Activation - We show that the two main sources of body-wide immune activation that cause HIV disease progression stimulate different cell types. Both HIV-RNA and bacterial translocation contribute to the overall immune activation, but HIV-RNA mainly causes activation of CD8+ T-cells, while CD4+ T-cell activation seems primarily caused by bacterial translocation. We also investigated whether very early tempory treatment of HIV infection could prevent chronic immune activation. Despite a better prognosis of the early treated HIV-infected individuals, we found that early temporary therapy did not lead to reduced levels of immune activation after stop of treatment.

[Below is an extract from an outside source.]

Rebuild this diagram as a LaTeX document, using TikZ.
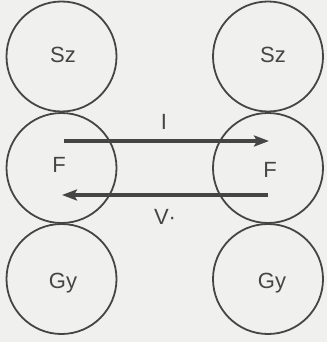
\documentclass[tikz,border=0pt]{standalone}
\usepackage{fontspec}
\setmainfont{Liberation Sans}
\usetikzlibrary{arrows.meta}
\definecolor{ink}{HTML}{454545}
\definecolor{paper}{HTML}{F0F0EE}
\begin{document}
\begin{tikzpicture}[x=1pt,y=-1pt,
  ball/.style={circle,draw=ink,line width=1.8pt,minimum size=110pt,inner sep=0pt},
  lbl/.style={text=ink,font=\fontsize{22}{22}\selectfont,inner sep=0pt},
  flow/.style={draw=ink,line width=3.6pt,-{Stealth[length=15pt,width=11pt,inset=3pt]}}]
\fill[paper] (0,0) rectangle (327,342);
\useasboundingbox (0,0) rectangle (327,342);
\node[ball] (lsz) at (61.5,56.5) {};
\node[ball] (lf)  at (61.5,168) {};
\node[ball] (lgy) at (61.5,279) {};
\node[ball] (rsz) at (268,56.5) {};
\node[ball] (rf)  at (268,168) {};
\node[ball] (rgy) at (268,279) {};
\node[lbl] (tlsz) at (63,55) {Sz};
\node[lbl] (trsz) at (273,55) {Sz};
\node[lbl] (tlf)  at (59,165) {F};
\node[lbl] (trf)  at (270,170) {F};
\node[lbl] (tlgy) at (63,283) {Gy};
\node[lbl] (trgy) at (272,283) {Gy};
\coordinate (a1) at (64,141);
\coordinate (a2) at (269,141);
\coordinate (b1) at (268,195);
\coordinate (b2) at (62,195);
\draw[flow] (a1) -- (a2);
\draw[flow] (b1) -- (b2);
\node[lbl] (ti) at (164,122) {I};
\node[lbl] (tv) at (165,217) {V·};
\end{tikzpicture}
\end{document}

Protective T-cell responses – Although cytotoxic T-cell responses are widely held responsible for the control of HIV infection, CD8+ T-cell depletion in monkeys was shown to have no impact on the lifespan of infected cells producing virus. We hypothesized that because CTL responses that prevent HIV disease progression occur only in a small number of HIV-infected individuals, the effect of those protective CTL responses on the life span of HIV-infected cells may easily go unnoticed. To our surprise we found that even the most protective CTL responses do not shorten the life span of productively infected cells in vivo. For the development of a vaccine, we must therefore likely focus on T cells that recognize HIV-infected cells before they start to produce new viral particles, or on CD8+ T cells that act in a non-cytolytic way. When we studied the characteristics of the most protective CD8+ T cells in HIV-infected individuals, namely those that interact with one of the protective HLA molecules HLA-B27 or B57, we found that these T cells provide protection via completely different mechanisms, making it even more difficult to identify the characteristics of a protective CD8+ T-cell response.
The current challenge is to translate the fundamental steps that have been taken in identifying the sources of immune activation and the parameters of protective T-cell responses in HIV infection into better therapies that effectively reduce immune activation and lead to a working T-cell vaccine.